We learned early that exposing the proper monitoring signals demystifies how Zocron is working. We’ve got a dashboard that lists the jobs that are currently running along with jobs that are scheduled to run but haven’t yet. We look for blocking chains to make sure no agent is holding database locks for long periods of time. And comparing job run durations against previous runs help us identify gradual and sudden slowdowns.
Also, we’ve come to really appreciate the flexibility database-backed configuration gives us. We can open up a web page, change job settings, and see the effects immediately, all without recycling processes or redeploying binaries. If something is not working as expected, that behavior is brought to our attention immediately and we can turn jobs off. Though we can’t foresee everything that might happen when new code is pushed, having everything in the database gives us options to respond to almost any situation.

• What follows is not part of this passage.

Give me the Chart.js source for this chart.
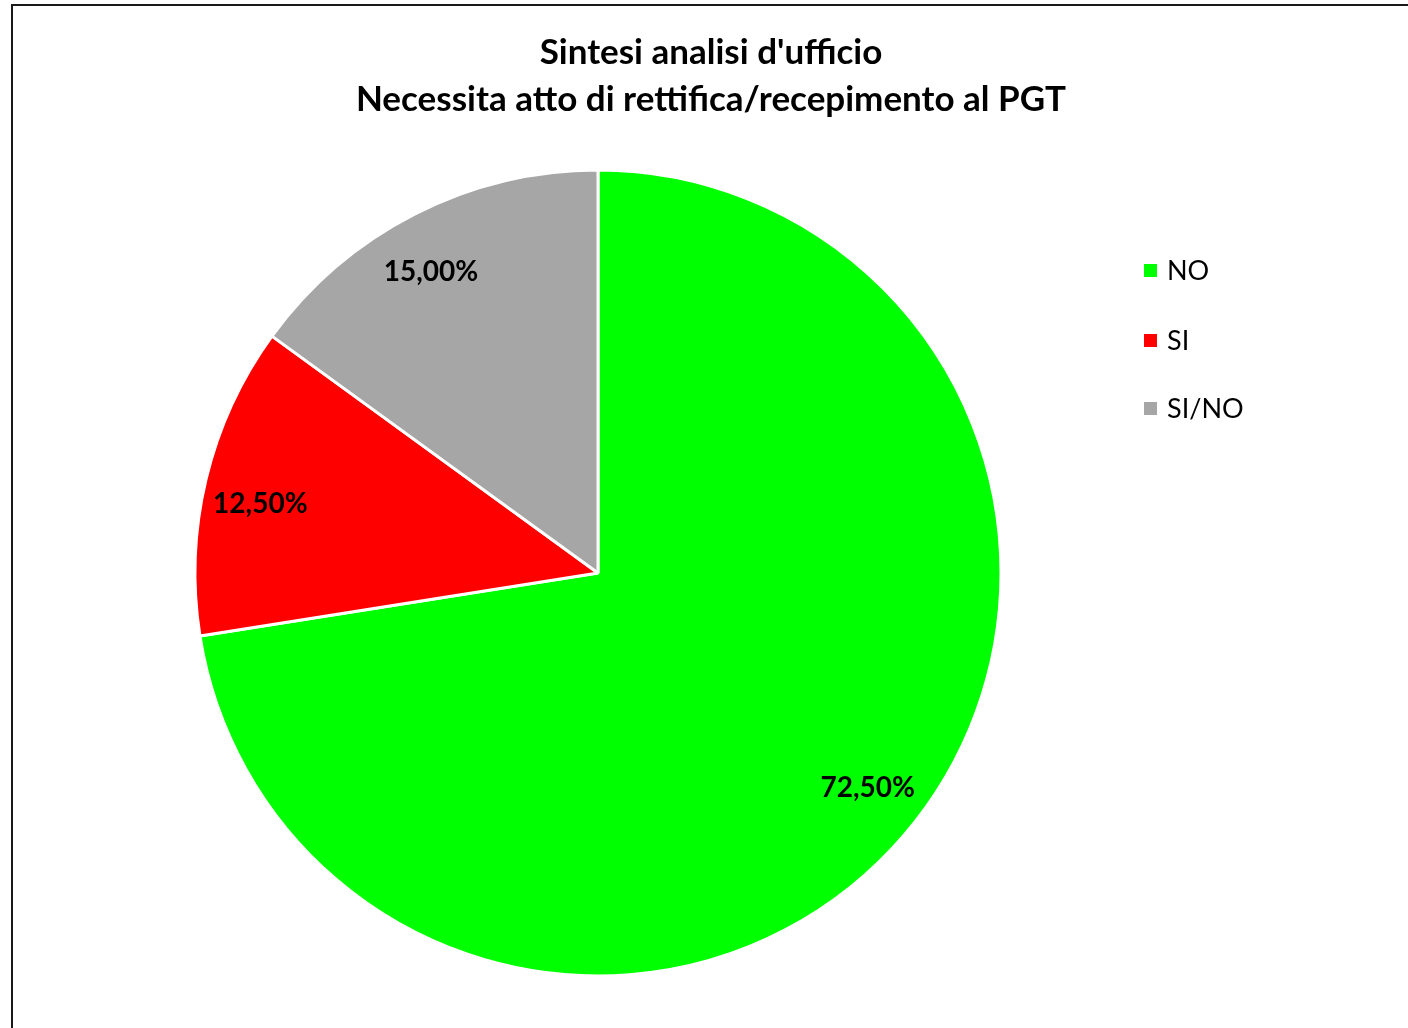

Lastly, one of the biggest problems that arose for us was maintaining good quality of service when a single job started consuming large amounts of system resources. Our expectation was that jobs running concurrently would be isolated from each other, but it turned out that if one job loaded a dataset large enough to page to disk, all jobs on that agent would suffer huge performance penalties. Our engineers took a good long look at the problematic jobs and applied these good citizenship strategies:
Consume from Queues
When you have a job scheduler, it is tempting to schedule something for midnight that loads every appointment ever and calculates something about each of them. However, that kind of naïve dataset processing can’t scale forever, especially when you are going nationwide. Our best jobs, therefore, consume from a change queue. For any dataset, when an entity is added or changed, a row is inserted into a change log table. Each change is assigned an auto-incrementing identifier. Zocron jobs can then track the value of the last change identifier processed. On the next run of the job, Zocron will pull back the changes with identifier values greater than that of the last processed one. It is a simple but reliable way of detecting which entities have changed and should be reprocessed.
Bound the Working Set Size
Even when tracking changes, though, it is possible to be overwhelmed. If a burst of changes come in, it may not be safe to load all of them up and reprocess them. Therefore, whenever a Zocron job is getting items to work on, we always cap the number that is pulled back. So, if there have been 100,000 changed entities since the last time a Zocron job ran, it will only process the first 10,000 of them. A subsequent run of the job can take care of the next 10,000. The job will just keep restarting until all the changes have been consumed. By batching up work like this, not only can we allow garbage collection to free up the memory from the earlier changes, but we saved our work incrementally, making it easier to recover when failure arises.
More Frequent, Small Runs
But if you limit the amount of work a job can do, will it ever finish doing what it is supposed to do? It will if you schedule it frequently enough. We’ve found that if a job is scheduled to run with small batches frequently throughout the day, it can easily process everything it needs to. Plus, you avoid having a slug of heavy-duty tasks all kicking off at midnight.
After changing our larger jobs to be friendlier to the health of the agent, the reliability of all jobs improved. Today, we’re looking at ways to further isolate jobs from each other, including wild ideas like running jobs in separate app domains.